- DATA PROVIDED
--- --- ---

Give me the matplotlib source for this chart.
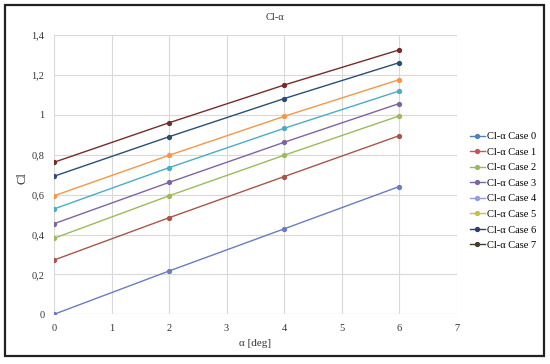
import matplotlib
matplotlib.use("Agg")
import matplotlib.pyplot as plt
from matplotlib.lines import Line2D
from matplotlib.patches import Rectangle

alpha = [0, 2, 4, 6]
case0 = [0.000, 0.217, 0.428, 0.640]
case1 = [0.272, 0.484, 0.690, 0.895]
case2 = [0.381, 0.594, 0.797, 0.994]
case3 = [0.454, 0.661, 0.862, 1.056]
case4 = [0.528, 0.735, 0.932, 1.119]
case5 = [0.594, 0.797, 0.992, 1.176]
case6 = [0.692, 0.890, 1.081, 1.261]
case7 = [0.762, 0.960, 1.149, 1.325]
labels = ["Cl-α Case 0", "Cl-α Case 1", "Cl-α Case 2", "Cl-α Case 3",
          "Cl-α Case 4", "Cl-α Case 5", "Cl-α Case 6", "Cl-α Case 7"]
series = [case0, case1, case2, case3, case4, case5, case6, case7]
line_colors = ["#6A7CC2", "#A8564A", "#9BBB59", "#8064A2",
               "#4BACC6", "#F79646", "#2C4D75", "#772C2A"]
legend_colors = ["#4F81BD", "#D0505A", "#9BBB59", "#8064A2",
                 "#8FA0D8", "#C8C040", "#2E3A7A", "#4A3A2A"]
xticks = [0, 1, 2, 3, 4, 5, 6, 7]
yticks = [0, 0.2, 0.4, 0.6, 0.8, 1.0, 1.2, 1.4]
yticklabels = ["0", "0,2", "0,4", "0,6", "0,8", "1", "1,2", "1,4"]

plt.rcParams['font.family'] = ['Liberation Serif', 'DejaVu Serif']

fig = plt.figure(figsize=(5.5, 3.64), dpi=100)
ax = fig.add_axes([54/550, 1 - 314.3/364, (456.5-54)/550, (314.3-35)/364])

for ys, c in zip(series, line_colors):
    ax.plot(alpha, ys, color=c, lw=1.0, marker='o', markersize=2.8)

ax.set_xlim(0, 7)
ax.set_ylim(0, 1.4)
ax.set_xticks(xticks)
ax.set_yticks(yticks)
ax.set_yticklabels(yticklabels)
ax.tick_params(length=0, labelsize=7.5, pad=7, colors='#333333')
ax.grid(True, color='#D9D9D9', lw=0.8)
ax.set_axisbelow(True)
for s in ax.spines.values():
    s.set_visible(False)
ax.axhline(0, color='#D9D9D9', lw=0.8, zorder=0)

fig.text(255/550, 1 - 343/364, "α [deg]", ha='center', va='center', fontsize=8, color='#333333')
fig.text(22/550, 1 - 178/364, "Cl", ha='center', va='center', rotation=90, fontsize=9, color='#333333')
fig.text(275/550, 1 - 18/364, "Cl-α", ha='center', va='center', fontsize=7.5, color='#333333')

handles = [Line2D([0], [0], color=c, lw=1.0, marker='o', markersize=2.8) for c in legend_colors]
leg = fig.legend(handles, labels, loc='upper left', bbox_to_anchor=(470/550, 1 - 132/364),
                 frameon=False, fontsize=7.5, handlelength=1.4, handletextpad=0.2,
                 labelspacing=0.6, borderaxespad=0, borderpad=0)

fig.patches.append(Rectangle((5/550, 1 - 356/364), (544-5)/550, (356-5)/364,
                             transform=fig.transFigure, fill=False,
                             edgecolor='#222222', lw=1.6))

fig.savefig("out.png", dpi=100)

--- --- ---

- GOAL
Return only the lines running from the top of the data to the line that holds "ax.axhline(0, color='#D9D9D9', lw=0.8, zorder=0)". Include both of those lines, but skip the pictures.

- SOLVED EXERCISE
Give me the matplotlib source for this chart.
import matplotlib
matplotlib.use("Agg")
import matplotlib.pyplot as plt
from matplotlib.lines import Line2D
from matplotlib.patches import Rectangle

alpha = [0, 2, 4, 6]
case0 = [0.000, 0.217, 0.428, 0.640]
case1 = [0.272, 0.484, 0.690, 0.895]
case2 = [0.381, 0.594, 0.797, 0.994]
case3 = [0.454, 0.661, 0.862, 1.056]
case4 = [0.528, 0.735, 0.932, 1.119]
case5 = [0.594, 0.797, 0.992, 1.176]
case6 = [0.692, 0.890, 1.081, 1.261]
case7 = [0.762, 0.960, 1.149, 1.325]
labels = ["Cl-α Case 0", "Cl-α Case 1", "Cl-α Case 2", "Cl-α Case 3",
          "Cl-α Case 4", "Cl-α Case 5", "Cl-α Case 6", "Cl-α Case 7"]
series = [case0, case1, case2, case3, case4, case5, case6, case7]
line_colors = ["#6A7CC2", "#A8564A", "#9BBB59", "#8064A2",
               "#4BACC6", "#F79646", "#2C4D75", "#772C2A"]
legend_colors = ["#4F81BD", "#D0505A", "#9BBB59", "#8064A2",
                 "#8FA0D8", "#C8C040", "#2E3A7A", "#4A3A2A"]
xticks = [0, 1, 2, 3, 4, 5, 6, 7]
yticks = [0, 0.2, 0.4, 0.6, 0.8, 1.0, 1.2, 1.4]
yticklabels = ["0", "0,2", "0,4", "0,6", "0,8", "1", "1,2", "1,4"]

plt.rcParams['font.family'] = ['Liberation Serif', 'DejaVu Serif']

fig = plt.figure(figsize=(5.5, 3.64), dpi=100)
ax = fig.add_axes([54/550, 1 - 314.3/364, (456.5-54)/550, (314.3-35)/364])

for ys, c in zip(series, line_colors):
    ax.plot(alpha, ys, color=c, lw=1.0, marker='o', markersize=2.8)

ax.set_xlim(0, 7)
ax.set_ylim(0, 1.4)
ax.set_xticks(xticks)
ax.set_yticks(yticks)
ax.set_yticklabels(yticklabels)
ax.tick_params(length=0, labelsize=7.5, pad=7, colors='#333333')
ax.grid(True, color='#D9D9D9', lw=0.8)
ax.set_axisbelow(True)
for s in ax.spines.values():
    s.set_visible(False)
ax.axhline(0, color='#D9D9D9', lw=0.8, zorder=0)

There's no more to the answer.